--- Goal ---
Please, without the pictures, retype exactly the lines from the start of the material through the line that holds "var XMIN = -5, XMAX".

--- Information provided ---
⟨

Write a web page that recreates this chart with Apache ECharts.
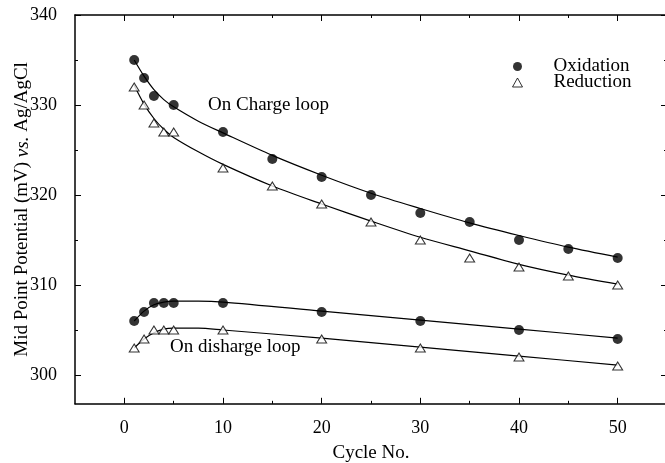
<!DOCTYPE html>
<html>
<head>
<meta charset="utf-8">
<script src="https://cdn.jsdelivr.net/npm/echarts@6/dist/echarts.min.js"></script>
<style>html,body{margin:0;padding:0;background:#fff}#c{width:665px;height:463px}</style>
</head>
<body>
<div id="c"></div>
<script>
// ---- data ----
var chargeOxCycles = [1, 2, 3, 5, 10, 15, 20, 25, 30, 35, 40, 45, 50];
var chargeOx = [335, 333, 331, 330, 327, 324, 322, 320, 318, 317, 315, 314, 313];
var chargeRedCycles = [1, 2, 3, 4, 5, 10, 15, 20, 25, 30, 35, 40, 45, 50];
var chargeRed = [332, 330, 328, 327, 327, 323, 321, 319, 317, 315, 313, 312, 311, 310];
var dischargeCycles = [1, 2, 3, 4, 5, 10, 20, 30, 40, 50];
var dischargeOx = [306, 307, 308, 308, 308, 308, 307, 306, 305, 304];
var dischargeRed = [303, 304, 305, 305, 305, 305, 304, 303, 302, 301];
// fitted curves
var chargeFitX = [1, 2, 3, 4, 5, 7.5, 10, 15, 20, 25, 30, 35, 40, 45, 50];
var chargeOxFit = [335, 333.2, 331.7, 330.6, 329.8, 328.2, 326.9, 324.4, 322.2, 320.2, 318.5, 316.9, 315.5, 314.2, 313.1];
var chargeRedFit = [332.2, 330.1, 328.5, 327.3, 326.4, 324.8, 323.4, 321.0, 319.0, 317.1, 315.3, 313.8, 312.3, 311.1, 310.1];
var dischargeFitX = [1, 2, 3, 4, 5, 7.5, 10, 20, 30, 40, 50];
var dischargeOxFit = [306, 307.1, 307.8, 308.1, 308.2, 308.2, 308.1, 307.1, 306.1, 305.1, 304.1];
var dischargeRedFit = [303, 304, 304.7, 305.1, 305.2, 305.2, 305.0, 304.1, 303.1, 302.1, 301.1];
var xMajorTicks = [0, 10, 20, 30, 40, 50];
var xMinorTicks = [5, 15, 25, 35, 45];
var yMajorTicks = [300, 310, 320, 330, 340];
var yMinorTicks = [305, 315, 325, 335];
var legendNames = ['Oxidation', 'Reduction'];
var xTitle = 'Cycle No.';
var yTitle = 'Mid Point Potential (mV) {i|vs.} Ag/AgCl';
var chargeLabel = 'On Charge loop';
var dischargeLabel = 'On disharge loop';

function zip(xs, ys) { return xs.map(function (x, i) { return [x, ys[i]]; }); }

var FONT = '"Liberation Serif", "Times New Roman", serif';
var FS = 19, TFS = 18;
var XMIN = -5, XMAX = 55, YMIN = 296.8, YMAX = 340;

function xAx(pos, ticks, len, showLine, labels) {
  return {
    type: 'value', position: pos, min: XMIN, max: XMAX,
    axisLine: { show: showLine, onZero: false, lineStyle: { color: '#000', width: 1.5 } },
    axisTick: { show: true, inside: true, length: len, customValues: ticks, lineStyle: { color: '#000', width: 1 } },
    axisLabel: labels ? { show: true, customValues: labels, color: '#000', fontFamily: FONT, fontSize: TFS, margin: 15 } : { show: false },
    splitLine: { show: false }
  };
}
function yAx(pos, ticks, len, showLine, labels) {
  return {
    type: 'value', position: pos, min: YMIN, max: YMAX,
    axisLine: { show: showLine, onZero: false, lineStyle: { color: '#000', width: 1.5 } },
    axisTick: { show: true, inside: true, length: len, customValues: ticks, lineStyle: { color: '#000', width: 1 } },
    axisLabel: labels ? { show: true, customValues: labels, color: '#000', fontFamily: FONT, fontSize: TFS, margin: 18 } : { show: false },
    splitLine: { show: false }
  };
}

var xBottom = xAx('bottom', xMajorTicks, 6, true, xMajorTicks);
xBottom.name = xTitle;
xBottom.nameLocation = 'middle';
xBottom.nameGap = 40;
xBottom.nameMoveOverlap = false;
xBottom.nameTextStyle = { color: '#000', fontFamily: FONT, fontSize: FS };

var yLeft = yAx('left', yMajorTicks, 6, true, yMajorTicks);
yLeft.name = yTitle;
yLeft.nameLocation = 'middle';
yLeft.nameGap = 43;
yLeft.nameMoveOverlap = false;
yLeft.nameTextStyle = { color: '#000', fontFamily: FONT, fontSize: FS, rich: { i: { fontStyle: 'italic', fontFamily: FONT, fontSize: FS, color: '#000' } } };

var lineStyle = { color: '#000', width: 1.2 };
function fitSeries(name, xs, ys) {
  return { name: name, type: 'line', xAxisIndex: 0, yAxisIndex: 0, data: zip(xs, ys), showSymbol: false, symbol: 'none',
    smooth: 0.3, lineStyle: lineStyle, silent: true, z: 2 };
}
var dot = { symbol: 'circle', symbolSize: 10, itemStyle: { color: '#000' } };
var tri = { symbol: 'triangle', symbolSize: [10, 8], itemStyle: { color: '#fff', borderColor: '#000', borderWidth: 1 } };
function pts(name, xs, ys, st) {
  return { name: name, type: 'scatter', xAxisIndex: 0, yAxisIndex: 0, data: zip(xs, ys), symbol: st.symbol, symbolSize: st.symbolSize, itemStyle: st.itemStyle, z: 5 };
}

var chart = echarts.init(document.getElementById('c'), null, { renderer: 'canvas' });
chart.setOption({
  animation: false,
  backgroundColor: '#fff',
  grid: { left: 75, top: 15, width: 592, height: 388.8, containLabel: false, outerBoundsMode: 'none' },
  xAxis: [xBottom, xAx('bottom', xMinorTicks, 3, false, null), xAx('top', xMajorTicks, 6, true, null), xAx('top', xMinorTicks, 3, false, null)],
  yAxis: [yLeft, yAx('left', yMinorTicks, 3, false, null), yAx('right', yMajorTicks, 6, true, null), yAx('right', yMinorTicks, 3, false, null)],
  legend: {
    data: [{ name: legendNames[0], icon: 'circle' }, { name: legendNames[1], icon: 'triangle', itemStyle: { color: '#fff', borderColor: '#000', borderWidth: 1 } }],
    orient: 'vertical', left: 512, top: 57, padding: 0, itemWidth: 10, itemHeight: 9, itemGap: -3,
    textStyle: { color: '#000', fontFamily: FONT, fontSize: FS, padding: [0, 0, 0, 26] }
  },
  graphic: [
    { type: 'text', left: 208, top: 96, style: { text: chargeLabel, fill: '#000', font: FS + 'px ' + FONT } },
    { type: 'text', left: 170, top: 338, style: { text: dischargeLabel, fill: '#000', font: FS + 'px ' + FONT } }
  ],
  series: [
    fitSeries('fit1', chargeFitX, chargeOxFit),
    fitSeries('fit2', chargeFitX, chargeRedFit),
    fitSeries('fit3', dischargeFitX, dischargeOxFit),
    fitSeries('fit4', dischargeFitX, dischargeRedFit),
    pts(legendNames[0], chargeOxCycles, chargeOx, dot),
    pts(legendNames[1], chargeRedCycles, chargeRed, tri),
    pts(legendNames[0], dischargeCycles, dischargeOx, dot),
    pts(legendNames[1], dischargeCycles, dischargeRed, tri)
  ]
});
</script>
</body>
</html>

⟩

--- Complete response ---
Write a web page that recreates this chart with Apache ECharts.
<!DOCTYPE html>
<html>
<head>
<meta charset="utf-8">
<script src="https://cdn.jsdelivr.net/npm/echarts@6/dist/echarts.min.js"></script>
<style>html,body{margin:0;padding:0;background:#fff}#c{width:665px;height:463px}</style>
</head>
<body>
<div id="c"></div>
<script>
// ---- data ----
var chargeOxCycles = [1, 2, 3, 5, 10, 15, 20, 25, 30, 35, 40, 45, 50];
var chargeOx = [335, 333, 331, 330, 327, 324, 322, 320, 318, 317, 315, 314, 313];
var chargeRedCycles = [1, 2, 3, 4, 5, 10, 15, 20, 25, 30, 35, 40, 45, 50];
var chargeRed = [332, 330, 328, 327, 327, 323, 321, 319, 317, 315, 313, 312, 311, 310];
var dischargeCycles = [1, 2, 3, 4, 5, 10, 20, 30, 40, 50];
var dischargeOx = [306, 307, 308, 308, 308, 308, 307, 306, 305, 304];
var dischargeRed = [303, 304, 305, 305, 305, 305, 304, 303, 302, 301];
// fitted curves
var chargeFitX = [1, 2, 3, 4, 5, 7.5, 10, 15, 20, 25, 30, 35, 40, 45, 50];
var chargeOxFit = [335, 333.2, 331.7, 330.6, 329.8, 328.2, 326.9, 324.4, 322.2, 320.2, 318.5, 316.9, 315.5, 314.2, 313.1];
var chargeRedFit = [332.2, 330.1, 328.5, 327.3, 326.4, 324.8, 323.4, 321.0, 319.0, 317.1, 315.3, 313.8, 312.3, 311.1, 310.1];
var dischargeFitX = [1, 2, 3, 4, 5, 7.5, 10, 20, 30, 40, 50];
var dischargeOxFit = [306, 307.1, 307.8, 308.1, 308.2, 308.2, 308.1, 307.1, 306.1, 305.1, 304.1];
var dischargeRedFit = [303, 304, 304.7, 305.1, 305.2, 305.2, 305.0, 304.1, 303.1, 302.1, 301.1];
var xMajorTicks = [0, 10, 20, 30, 40, 50];
var xMinorTicks = [5, 15, 25, 35, 45];
var yMajorTicks = [300, 310, 320, 330, 340];
var yMinorTicks = [305, 315, 325, 335];
var legendNames = ['Oxidation', 'Reduction'];
var xTitle = 'Cycle No.';
var yTitle = 'Mid Point Potential (mV) {i|vs.} Ag/AgCl';
var chargeLabel = 'On Charge loop';
var dischargeLabel = 'On disharge loop';

function zip(xs, ys) { return xs.map(function (x, i) { return [x, ys[i]]; }); }

var FONT = '"Liberation Serif", "Times New Roman", serif';
var FS = 19, TFS = 18;
var XMIN = -5, XMAX = 55, YMIN = 296.8, YMAX = 340;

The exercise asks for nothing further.